The two-year leadership development program Bradshaw has planned is the right idea, the executive said.
Program participants will spend 10 months of the program honing their national security knowledge and leadership skills at a military school such as the National Defense University [NDU}. They will spend their second year working through a development plan crafted just for them that aims to plug gaps in their expertise, Bradshaw said. They’ll finish the program with a master’s degree in their field of study.
“If you go through this, you will get the competencies that will be required and be far more competitive for SES positions,” Bradshaw said. “It’s not the only way you can get these competencies, but this is intended to be the department’s premier program.”
But merely finishing the program does not guarantee entry into the SES, Bradshaw said.
The program will replace the old Defense Leadership and Management Program, which Bradshaw said was self-paced and often took five years or longer to complete.
That’s a good move, the executive said.
“DLAMP was terrible,” he said. “It was too long, it wasn’t focused enough. [Schools like NDU’s National War College] do a great job teaching leadership and strategic vision.”
And the joint duty requirements now being developed will also help create better senior executives, the executive said.

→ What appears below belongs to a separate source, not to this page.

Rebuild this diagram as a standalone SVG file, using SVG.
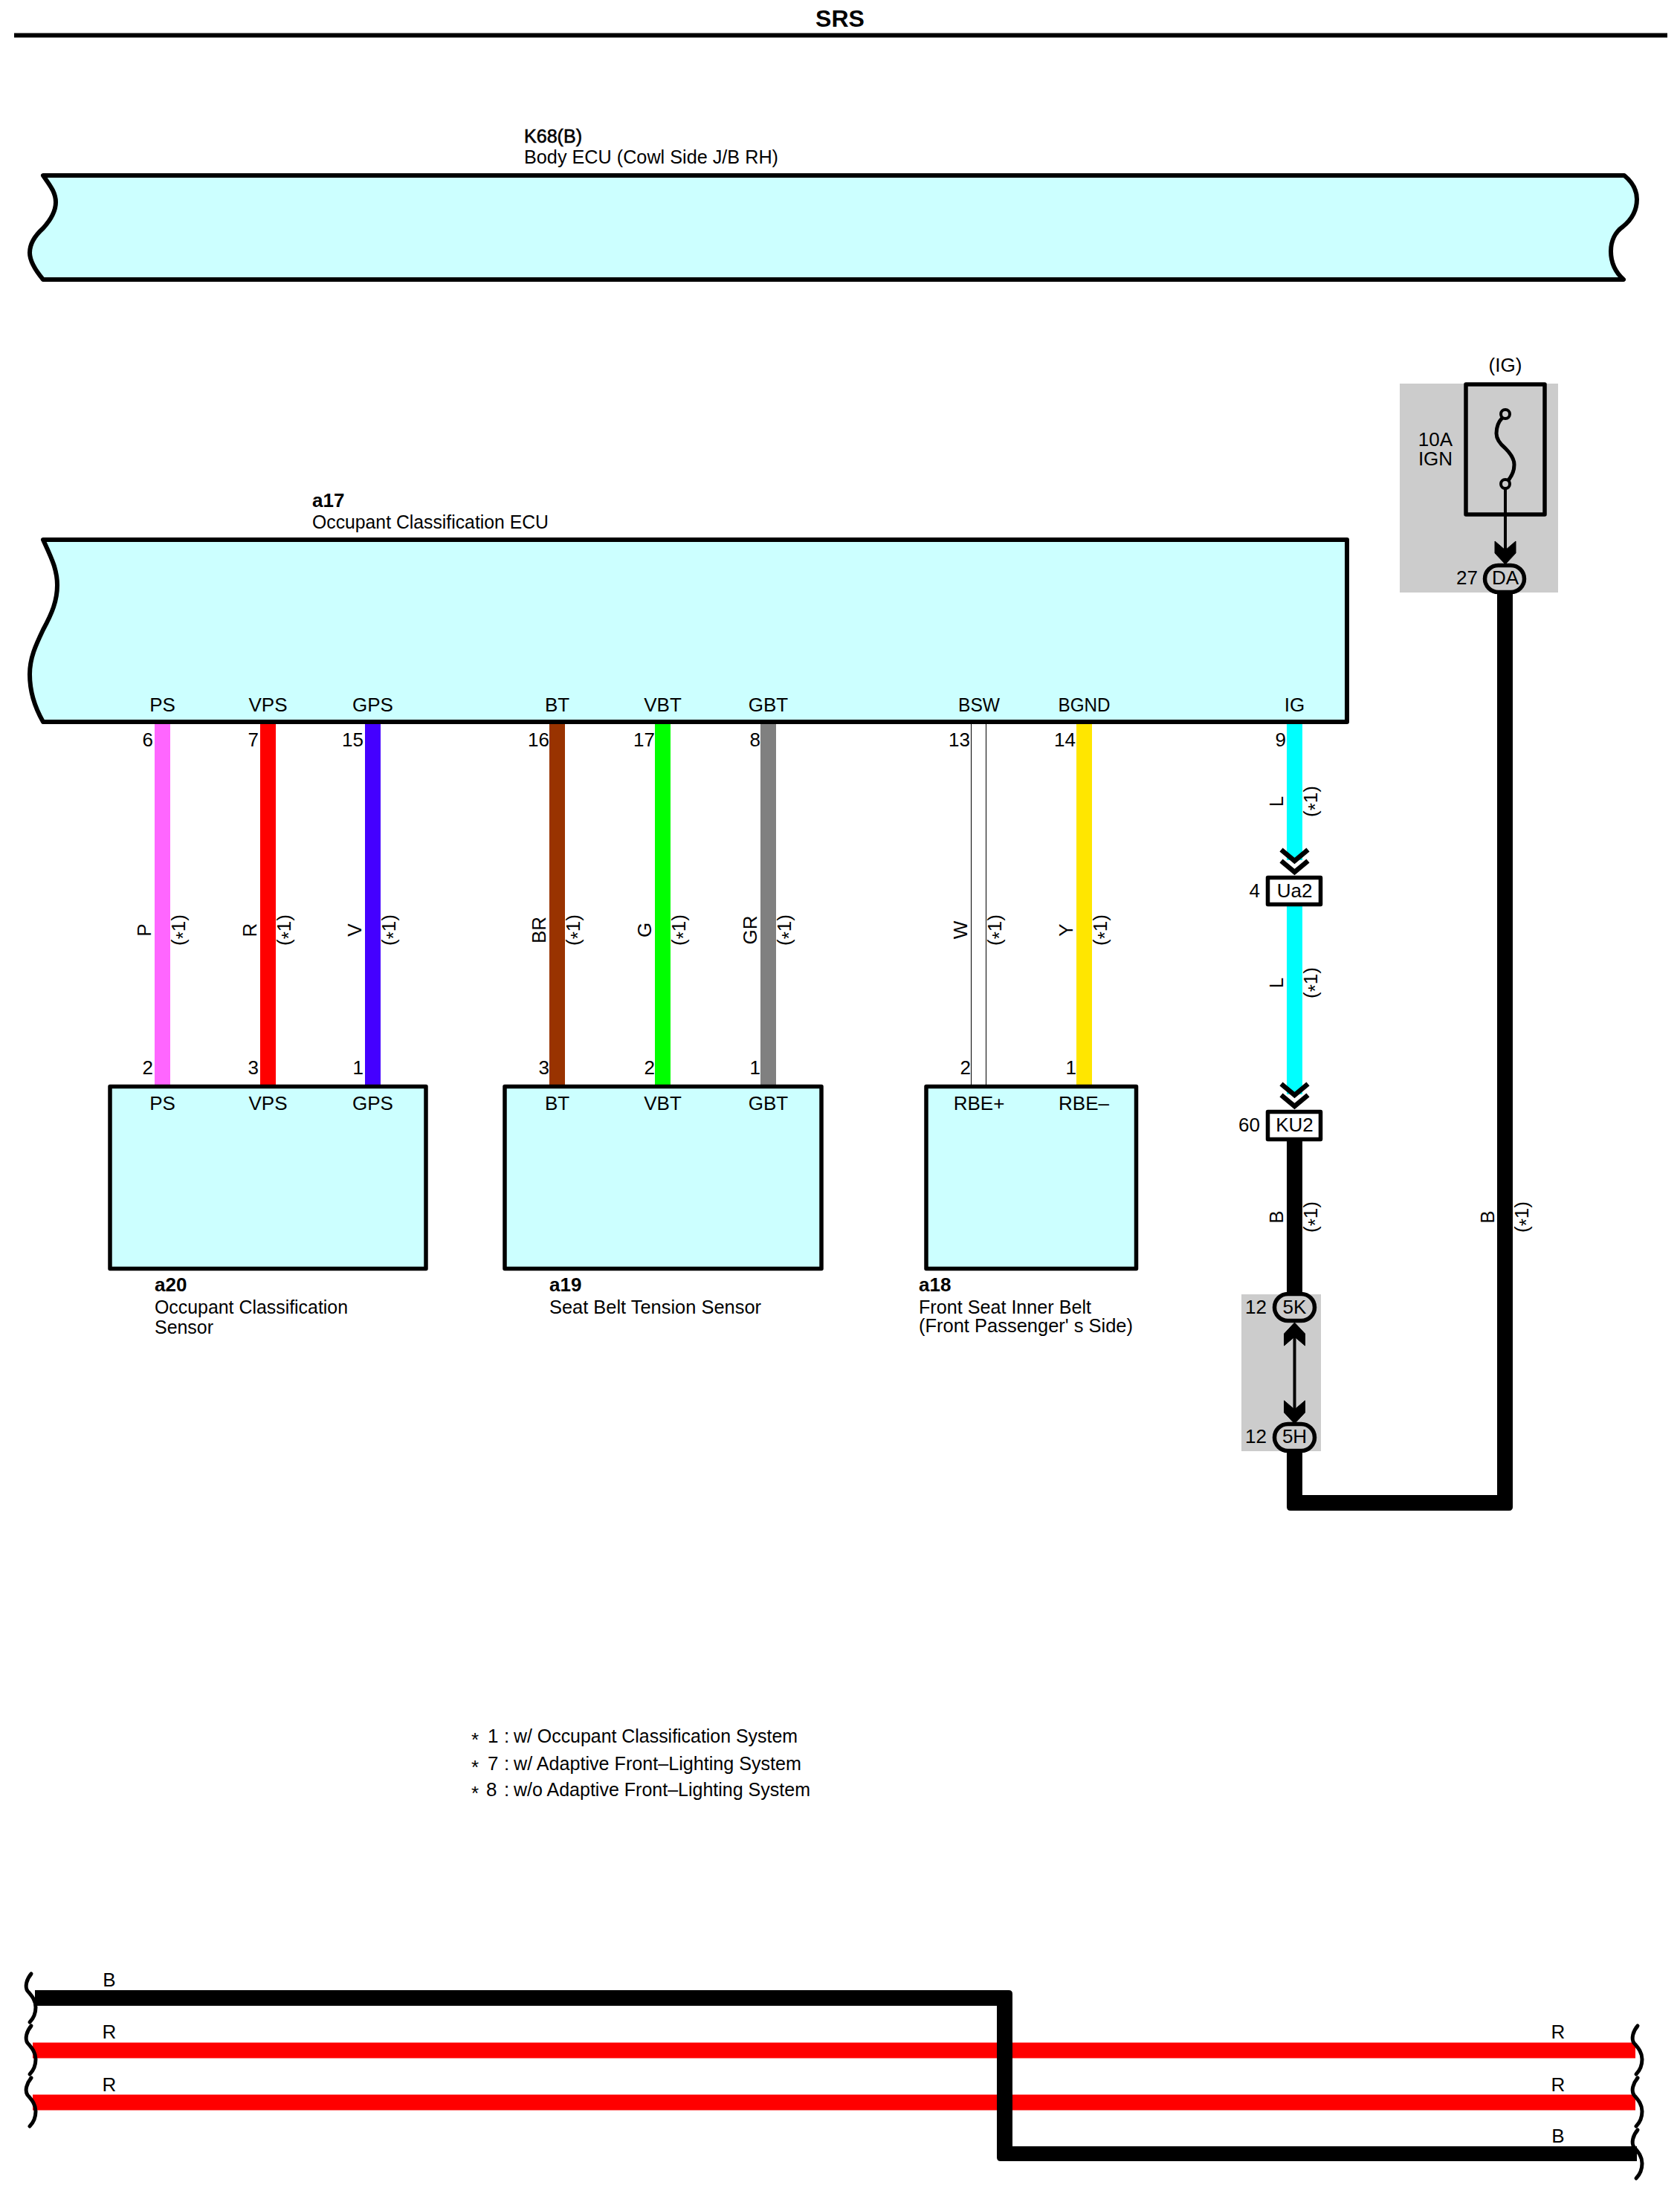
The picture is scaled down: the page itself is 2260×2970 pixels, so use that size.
<svg xmlns="http://www.w3.org/2000/svg" width="2260" height="2970" viewBox="0 0 2260 2970">
<style>
text{font-family:"Liberation Sans",Arial,sans-serif;font-size:26px;fill:#000}
.b{font-weight:700}
.sb{stroke:#000;stroke-width:.6px}
.m{text-anchor:middle}
.e{text-anchor:end}
.box{fill:#ccffff;stroke:#000;stroke-width:5.5;stroke-linejoin:round}
.ecu{stroke-width:6}
.conn{stroke:#000;stroke-width:5.5;stroke-linejoin:round}
.grey{fill:#ccc}
.wire{fill:none;stroke-width:21}
.wave{fill:none;stroke:#000;stroke-width:5;stroke-linecap:round}
.chev{fill:none;stroke:#000;stroke-width:6.5}
.thin{fill:none;stroke:#000;stroke-width:4}
</style>
<defs>
<path id="wv" class="wave" d="M42,2655C36,2662 33,2672 37,2678C42,2684 48,2690 48,2700C48,2708 45,2715 40,2720"/>
<polygon id="ah" points="-14,-31 0,-19 14,-31 14,-15 0,0 -14,-15" stroke="#000" stroke-width="1"/>
<path id="ch" class="chev" d="M-18,0L0,15L18,0M-18,15L0,30L18,15"/>
</defs>
<g id="title">
<text class="b m" x="1130" y="36" style="font-size:32px">SRS</text>
<rect x="19" y="44.5" width="2224" height="6"/>
</g>
<g id="k68">
<path class="box ecu" d="M58,236H2185C2196,245 2202,256 2202,268C2202,285 2193,297 2183,305C2173,312 2167,324 2167,338C2167,353 2173,366 2184,376H58C48,364 40,352 40,340C40,326 48,316 58,307C68,296 75,284 75,272C75,258 66,248 58,236Z"/>
<text class="sb" x="705" y="192" textLength="78" lengthAdjust="spacingAndGlyphs">K68(B)</text>
<text x="705" y="220" textLength="342" lengthAdjust="spacingAndGlyphs">Body ECU (Cowl Side J/B RH)</text>
</g>
<g id="connectors">
<path class="wire" stroke="#ff66ff" d="M218.5,974V1459"/>
<path class="wire" stroke="#ff0000" d="M360.5,974V1459"/>
<path class="wire" stroke="#4400ff" d="M501.5,974V1459"/>
<path class="wire" stroke="#993300" d="M749.5,974V1459"/>
<path class="wire" stroke="#00ff00" d="M891.5,974V1459"/>
<path class="wire" stroke="#808080" d="M1033.5,974V1459"/>
<path d="M1306.5,974V1459M1326.5,974V1459" fill="none" stroke="#000" stroke-width="1"/>
<path class="wire" stroke="#ffe600" d="M1458.5,974V1459"/>
<path class="wire" stroke="#00ffff" d="M1741.5,974V1157"/>
<path class="wire" stroke="#00ffff" d="M1741.5,1216V1472"/>
<path d="M1731,1535H1752V2011H2014V797H2035V2027Q2035,2032 2030,2032H1736Q1731,2032 1731,2027Z"/>
<path class="wire" stroke="#ff0000" d="M44,2758H2200"/>
<path class="wire" stroke="#ff0000" d="M44,2828H2200"/>
<path d="M47,2677H1357Q1362,2677 1362,2682V2887H2202V2907H1346Q1341,2907 1341,2902V2698H47Z"/>
<use href="#wv"/><use href="#wv" y="70"/><use href="#wv" y="140"/>
<use href="#wv" x="2161" y="70"/><use href="#wv" x="2161" y="140"/><use href="#wv" x="2161" y="210"/>
</g>
<g id="a17">
<path class="box ecu" d="M58,726H1812V971H58C46,950 40,930 40,907C40,885 48,868 58,847C70,825 77,808 77,787C77,765 68,748 58,726Z"/>
<text class="b" x="420" y="682">a17</text>
<text x="420" y="711" textLength="318" lengthAdjust="spacingAndGlyphs">Occupant Classification ECU</text>
<text class="m" x="218.5" y="956.5">PS</text>
<text class="m" x="360.5" y="956.5">VPS</text>
<text class="m" x="501.5" y="956.5">GPS</text>
<text class="m" x="749.5" y="956.5">BT</text>
<text class="m" x="891.5" y="956.5">VBT</text>
<text class="m" x="1033.5" y="956.5">GBT</text>
<text class="m" x="1317" y="956.5" textLength="56" lengthAdjust="spacingAndGlyphs">BSW</text>
<text class="m" x="1458.5" y="956.5" textLength="70" lengthAdjust="spacingAndGlyphs">BGND</text>
<text class="m" x="1741.5" y="956.5">IG</text>
</g>
<g id="pins">
<text class="e" x="206" y="1004">6</text><text class="e" x="348" y="1004">7</text><text class="e" x="489" y="1004">15</text>
<text class="e" x="739" y="1004">16</text><text class="e" x="881" y="1004">17</text><text class="e" x="1023" y="1004">8</text>
<text class="e" x="1305" y="1004">13</text><text class="e" x="1447" y="1004">14</text><text class="e" x="1730" y="1004">9</text>
<text class="e" x="206" y="1445">2</text><text class="e" x="348" y="1445">3</text><text class="e" x="489" y="1445">1</text>
<text class="e" x="739" y="1445">3</text><text class="e" x="881" y="1445">2</text><text class="e" x="1023" y="1445">1</text>
<text class="e" x="1306" y="1445">2</text><text class="e" x="1448" y="1445">1</text>
</g>
<g id="wire-labels">
<text class="m" transform="translate(203,1251) rotate(-90)">P</text>
<text class="m" transform="translate(345,1251) rotate(-90)">R</text>
<text class="m" transform="translate(486,1251) rotate(-90)">V</text>
<text class="m" transform="translate(734,1251) rotate(-90)">BR</text>
<text class="m" transform="translate(876,1251) rotate(-90)">G</text>
<text class="m" transform="translate(1018,1251) rotate(-90)">GR</text>
<text class="m" transform="translate(1301,1251) rotate(-90)">W</text>
<text class="m" transform="translate(1443,1251) rotate(-90)">Y</text>
<text class="m" transform="translate(1726,1078) rotate(-90)">L</text>
<text class="m" transform="translate(1726,1322) rotate(-90)">L</text>
<text class="m" transform="translate(1726,1637) rotate(-90)">B</text>
<text class="m" transform="translate(2010,1637) rotate(-90)">B</text>
<text class="m" transform="translate(249,1251) rotate(-90)">(<tspan dy="6">*</tspan><tspan dy="-6">1</tspan>)</text>
<text class="m" transform="translate(391,1251) rotate(-90)">(<tspan dy="6">*</tspan><tspan dy="-6">1</tspan>)</text>
<text class="m" transform="translate(532,1251) rotate(-90)">(<tspan dy="6">*</tspan><tspan dy="-6">1</tspan>)</text>
<text class="m" transform="translate(780,1251) rotate(-90)">(<tspan dy="6">*</tspan><tspan dy="-6">1</tspan>)</text>
<text class="m" transform="translate(922,1251) rotate(-90)">(<tspan dy="6">*</tspan><tspan dy="-6">1</tspan>)</text>
<text class="m" transform="translate(1064,1251) rotate(-90)">(<tspan dy="6">*</tspan><tspan dy="-6">1</tspan>)</text>
<text class="m" transform="translate(1347,1251) rotate(-90)">(<tspan dy="6">*</tspan><tspan dy="-6">1</tspan>)</text>
<text class="m" transform="translate(1489,1251) rotate(-90)">(<tspan dy="6">*</tspan><tspan dy="-6">1</tspan>)</text>
<text class="m" transform="translate(1772,1078) rotate(-90)">(<tspan dy="6">*</tspan><tspan dy="-6">1</tspan>)</text>
<text class="m" transform="translate(1772,1322) rotate(-90)">(<tspan dy="6">*</tspan><tspan dy="-6">1</tspan>)</text>
<text class="m" transform="translate(1772,1637) rotate(-90)">(<tspan dy="6">*</tspan><tspan dy="-6">1</tspan>)</text>
<text class="m" transform="translate(2056,1637) rotate(-90)">(<tspan dy="6">*</tspan><tspan dy="-6">1</tspan>)</text>
</g>
<g id="a20">
<rect class="box" x="148" y="1461.5" width="425" height="245"/>
<text class="m" x="218.5" y="1493">PS</text><text class="m" x="360.5" y="1493">VPS</text><text class="m" x="501.5" y="1493">GPS</text>
<text class="b" x="208" y="1737">a20</text>
<text x="208" y="1767" textLength="260" lengthAdjust="spacingAndGlyphs">Occupant Classification</text>
<text x="208" y="1794" textLength="79" lengthAdjust="spacingAndGlyphs">Sensor</text>
</g>
<g id="a19">
<rect class="box" x="679" y="1461.5" width="426" height="245"/>
<text class="m" x="749.5" y="1493">BT</text><text class="m" x="891.5" y="1493">VBT</text><text class="m" x="1033.5" y="1493">GBT</text>
<text class="b" x="739" y="1737">a19</text>
<text x="739" y="1767" textLength="285" lengthAdjust="spacingAndGlyphs">Seat Belt Tension Sensor</text>
</g>
<g id="a18">
<rect class="box" x="1246" y="1461.5" width="282.5" height="245"/>
<text class="m" x="1317" y="1493">RBE+</text><text class="m" x="1458" y="1493">RBE–</text>
<text class="b" x="1236" y="1737">a18</text>
<text x="1236" y="1767" textLength="232" lengthAdjust="spacingAndGlyphs">Front Seat Inner Belt</text>
<text x="1236" y="1792" textLength="288" lengthAdjust="spacingAndGlyphs">(Front Passenger' s Side)</text>
</g>
<g id="ua2">
<use href="#ch" x="1741.5" y="1143"/>
<rect class="conn" fill="#fff" x="1705.5" y="1180.5" width="71" height="36"/>
<text class="m" x="1741.5" y="1207">Ua2</text>
<text class="e" x="1695" y="1207">4</text>
</g>
<g id="ku2">
<use href="#ch" x="1741.5" y="1458"/>
<rect class="conn" fill="#fff" x="1705.5" y="1495.5" width="71" height="37"/>
<text class="m" x="1741.5" y="1522">KU2</text>
<text class="e" x="1695" y="1522">60</text>
</g>
<g id="fuse">
<rect class="grey" x="1883" y="516" width="213" height="281"/>
<text class="m" x="2025" y="500">(IG)</text>
<rect fill="none" class="conn" x="1972" y="517" width="106" height="175"/>
<text class="m" x="1931" y="600">10A</text>
<text class="m" x="1931" y="626">IGN</text>
<path fill="none" stroke="#000" stroke-width="5" d="M2021,562C2015,568 2013,576 2013,583C2013,592 2019,598 2025,603C2031,609 2037,616 2037,625C2037,634 2034,640 2029,646"/>
<circle cx="2025" cy="557" r="6" fill="#ccc" stroke="#000" stroke-width="4"/>
<circle cx="2025" cy="651" r="6" fill="#ccc" stroke="#000" stroke-width="4"/>
<path class="thin" d="M2025,657V745"/>
<use href="#ah" x="2025" y="759"/>
<rect class="conn" fill="#ccc" x="1997.5" y="760.5" width="53" height="36" rx="18"/>
<text class="m" x="2025" y="786">DA</text>
<text class="e" x="1988" y="786">27</text>
</g>
<g id="junction-5k5h">
<rect class="grey" x="1670" y="1741" width="107" height="211"/>
<path class="thin" d="M1741.5,1795V1900"/>
<use href="#ah" transform="translate(1741.5,1779) scale(1,-1)"/>
<use href="#ah" x="1741.5" y="1915"/>
<rect class="conn" fill="#ccc" x="1714.5" y="1740.5" width="54" height="36" rx="18"/>
<rect class="conn" fill="#ccc" x="1714.5" y="1915.5" width="54" height="36" rx="18"/>
<text class="m" x="1741.5" y="1767">5K</text>
<text class="m" x="1741.5" y="1941">5H</text>
<text class="e" x="1704" y="1767">12</text>
<text class="e" x="1704" y="1941">12</text>
</g>
<g id="notes">
<text y="2344"><tspan x="634" dy="5">*</tspan><tspan x="656" dy="-5">1</tspan><tspan x="678">:</tspan><tspan x="691" textLength="382" lengthAdjust="spacingAndGlyphs">w/ Occupant Classification System</tspan></text>
<text y="2381"><tspan x="634" dy="5">*</tspan><tspan x="656" dy="-5">7</tspan><tspan x="678">:</tspan><tspan x="691" textLength="387" lengthAdjust="spacingAndGlyphs">w/ Adaptive Front–Lighting System</tspan></text>
<text y="2416"><tspan x="634" dy="5">*</tspan><tspan x="654" dy="-5">8</tspan><tspan x="678">:</tspan><tspan x="691" textLength="399" lengthAdjust="spacingAndGlyphs">w/o Adaptive Front–Lighting System</tspan></text>
</g>
<g id="wire-end-labels">
<text class="m" x="147" y="2672">B</text><text class="m" x="147" y="2742">R</text><text class="m" x="147" y="2813">R</text>
<text class="m" x="2096" y="2742">R</text><text class="m" x="2096" y="2813">R</text><text class="m" x="2096" y="2882">B</text>
</g>
</svg>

“An SES should be sort of a pentathlete — good at a lot of different things,” he said. “The best way to develop those skills is to have a history of diverse jobs. As we look to the future and the kind of challenges we’ll face, they’re going to be more complex and require more interagency cooperation. We want people to have that background.”
Bradshaw said that while the Pentagon is trying to improve training opportunities and is watching how the demographics of its top civilian ranks are changing, it doesn’t think the shift has become a problem yet.
“We’re not concerned at this point, but we are tracking it to decide when we need to be concerned,” Bradshaw said. “We need to be attentive to the issue.”